By specifying the theme lexer in the Lexer preference used in a column policy, you designate the policy as a theme indexing policy.

Once a theme index is created for the policy, any text requests, including queries, on the policy will result in the theme index being accessed.

For more information about creating a theme indexing policy, see "Creating a Theme Indexing Policy" in "Setting Up and Managing Text (Chapter 5)."

For more information about theme queries, see Oracle ConText Option Application Developer's Guide.

DDL and DML

In contrast to the Linguistic Services, which use Linguistic servers for all processing, operations such as index creation, optimization, and updating for theme indexes do not require Linguistic servers.
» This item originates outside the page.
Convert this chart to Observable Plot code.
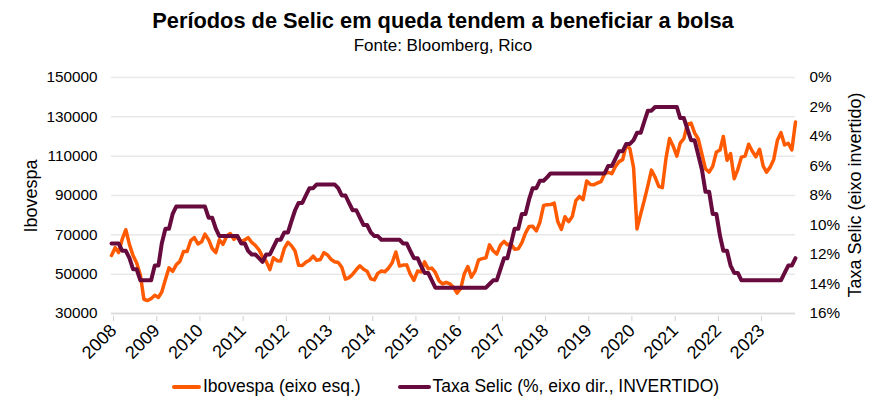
<!DOCTYPE html>
<html><head><meta charset="utf-8">
<script src="https://cdn.jsdelivr.net/npm/d3@7"></script>
<script src="https://cdn.jsdelivr.net/npm/@observablehq/plot@0.6"></script>
<style>
body{margin:0;background:#fff;font-family:"Liberation Sans",Arial,sans-serif;color:#000;}
#wrap{position:relative;width:886px;height:412px;overflow:hidden;}
#title{position:absolute;left:0;width:886px;top:10px;text-align:center;font-weight:bold;font-size:21.8px;line-height:1;}
#sub{position:absolute;left:0;width:886px;top:37px;text-align:center;font-size:17px;line-height:1;}
#chart{position:absolute;left:0;top:58px;}
.rot{position:absolute;white-space:nowrap;font-size:18px;line-height:1;transform:translate(-50%,-50%) rotate(-90deg);}
#legend{position:absolute;top:378px;left:172px;display:flex;align-items:center;font-size:17.5px;line-height:1;white-space:nowrap;}
.sw{display:inline-block;height:4px;border-radius:2px;}
</style></head><body>
<div id="wrap">
<div id="title">Períodos de Selic em queda tendem a beneficiar a bolsa</div>
<div id="sub">Fonte: Bloomberg, Rico</div>
<div id="chart"></div>
<div class="rot" style="left:31px;top:196px;">Ibovespa</div>
<div class="rot" style="left:855px;top:195px;">Taxa Selic (eixo invertido)</div>
<div id="legend">
  <span class="sw" style="width:29px;background:#FF5A00;margin-right:2px;"></span><span>Ibovespa (eixo esq.)</span>
  <span class="sw" style="width:33px;background:#670A3D;margin-left:37px;margin-right:2px;"></span><span>Taxa Selic (%, eixo dir., INVERTIDO)</span>
</div>
</div>
<script>
// Monthly data, Jan 2008 – Nov 2023
const ibovespa = [
59490,63489,60968,67868,72593,65017,59505,55680,49541,37257,36596,37550,
39301,38183,40926,47289,53198,51465,54766,56489,61518,61546,67044,68588,
65402,66503,70372,67529,63047,60936,67515,65145,69430,70673,67705,69305,
66575,67383,68587,66133,64620,62404,58823,56495,52324,58338,56875,56754,
63072,66231,64511,61821,54490,54355,56097,57061,59176,57068,57475,60952,
59761,57424,56352,55910,53506,47457,48234,50008,52338,54256,52482,51507,
47639,47094,50415,51627,51239,53168,55829,61288,54116,54629,54724,50007,
46908,51583,51150,56229,52760,53081,50865,46626,45059,45869,45120,43350,
40406,42793,50055,53911,48471,51527,57308,57901,58367,64925,61906,60227,
64671,66662,64984,65403,62711,62900,65920,70835,74294,74308,71971,76402,
84913,85354,85365,86115,76753,72762,79220,76677,79342,87424,89504,87887,
97394,95584,95415,96353,97030,100967,101812,101135,104745,107220,108233,115645,
113761,104172,73020,80506,87403,95056,102912,99369,94603,93952,108893,119017,
115068,110035,116634,118894,126216,126802,121801,118781,110979,103501,101915,104822,
112144,113142,119999,107876,111351,98542,103165,109523,110037,116037,112486,109735,
113532,104932,101882,104432,108335,118087,121943,115742,116565,113144,127331];
const selic = [
11.25,11.25,11.25,11.75,11.75,12.25,13.00,13.00,13.75,13.75,13.75,13.75,
12.75,12.75,11.25,10.25,10.25,9.25,8.75,8.75,8.75,8.75,8.75,8.75,
8.75,8.75,8.75,9.50,9.50,10.25,10.75,10.75,10.75,10.75,10.75,10.75,
11.25,11.25,11.75,12.00,12.00,12.25,12.50,12.00,12.00,11.50,11.00,11.00,
10.50,10.50,9.75,9.00,8.50,8.50,8.00,7.50,7.50,7.25,7.25,7.25,
7.25,7.25,7.25,7.50,8.00,8.00,8.50,9.00,9.00,9.50,10.00,10.00,
10.50,10.75,10.75,11.00,11.00,11.00,11.00,11.00,11.00,11.25,11.25,11.75,
12.25,12.25,12.75,13.25,13.25,13.75,14.25,14.25,14.25,14.25,14.25,14.25,
14.25,14.25,14.25,14.25,14.25,14.25,14.25,14.25,14.25,14.00,13.75,13.75,
13.00,12.25,12.25,11.25,10.25,10.25,9.25,9.25,8.25,7.50,7.50,7.00,
7.00,6.75,6.50,6.50,6.50,6.50,6.50,6.50,6.50,6.50,6.50,6.50,
6.50,6.50,6.50,6.50,6.50,6.50,6.00,6.00,5.50,5.00,5.00,4.50,
4.50,4.25,3.75,3.75,3.00,2.25,2.25,2.00,2.00,2.00,2.00,2.00,
2.00,2.00,2.75,2.75,3.50,4.25,4.25,5.25,6.25,7.75,7.75,9.25,
9.25,10.75,11.75,11.75,12.75,13.25,13.25,13.75,13.75,13.75,13.75,13.75,
13.75,13.75,13.75,13.75,13.75,13.75,13.75,13.25,12.75,12.75,12.25];
const years = [2008,2009,2010,2011,2012,2013,2014,2015,2016,2017,2018,2019,2020,2021,2022,2023];
const ibovTicks = [30000,50000,70000,90000,110000,130000,150000];
const selicTicks = [0,2,4,6,8,10,12,14,16];

// Selic is drawn on the left scale, inverted: 0% -> 150000, 16% -> 30000
const toLeft = s => 150000 - s * 7500;
const fromLeft = v => (150000 - v) / 7500;
const month = i => new Date(Date.UTC(2008, i, 1));
const ibovData = ibovespa.map((v, i) => ({date: month(i), v}));
const selicData = selic.map((s, i) => ({date: month(i), v: toLeft(s)}));
const yearDates = years.map(y => new Date(Date.UTC(y, 0, 1)));

const chart = Plot.plot({
  width: 886, height: 310,
  marginLeft: 111, marginRight: 91, marginTop: 19, marginBottom: 55,
  style: {fontFamily: "'Liberation Sans', Arial, sans-serif", fontSize: "15px", color: "#000", background: "transparent", overflow: "visible"},
  x: {type: "utc", domain: [month(0), month(ibovespa.length - 1)]},
  y: {domain: [30000, 150000]},
  marks: [
    Plot.gridY(ibovTicks, {stroke: "#e8e8e8", strokeOpacity: 1, strokeWidth: 1.5}),
    Plot.ruleY([30000], {stroke: "#d9d9d9", strokeWidth: 1.5}),
    Plot.axisY(ibovTicks, {anchor: "left", tickSize: 0, tickPadding: 14, label: null, tickFormat: d => String(d), fontSize: 15.3}),
    Plot.axisY(selicTicks.map(toLeft), {anchor: "right", tickSize: 0, tickPadding: 14, label: null, tickFormat: v => Math.round(fromLeft(v)) + "%", fontSize: 15.3}),
    Plot.axisX(yearDates, {tickSize: 5, stroke: "#d0d0d0", tickRotate: -45, tickPadding: 6, label: null, tickFormat: d => String(d.getUTCFullYear()), fontSize: 18, fill: "#000", dx: 2, dy: 3}),
    Plot.line(ibovData, {x: "date", y: "v", stroke: "#FF5A00", strokeWidth: 3.5}),
    Plot.line(selicData, {x: "date", y: "v", stroke: "#670A3D", strokeWidth: 4})
  ]
});
document.getElementById("chart").appendChild(chart);
</script>
</body></html>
Theme indexes are processed identically to text indexes, meaning that DDL requests for index creation and optimization are processed by any currently available DDL servers.

Similarly, theme indexes do not have to be manually updated. All DML requests are processed automatically by any DML servers that are running at the time.

Columns with Theme and Text Indexes

Text and theme indexes can exist for the same column, by simply creating a text indexing policy and a theme indexing policy for the column, then requesting index creation once for each policy.

When two indexes exist for the same column, one-step queries (theme or text) require the policy name to be specified as part of the CONTAINS function. In this way, the correct index is accessed for the query.

This requirement is not enforced for two-step and in-memory queries, because they use policy name, rather than column name, to identify the column to be queried.

ConText Servers for Theme Indexing and Theme Queries

If theme indexing and theme querying are going to be performed, all ConText server processes must be started using the ctxsrv executable. The ctxsrv executable automatically initializes the ConText Option linguistics during startup of the ConText server process.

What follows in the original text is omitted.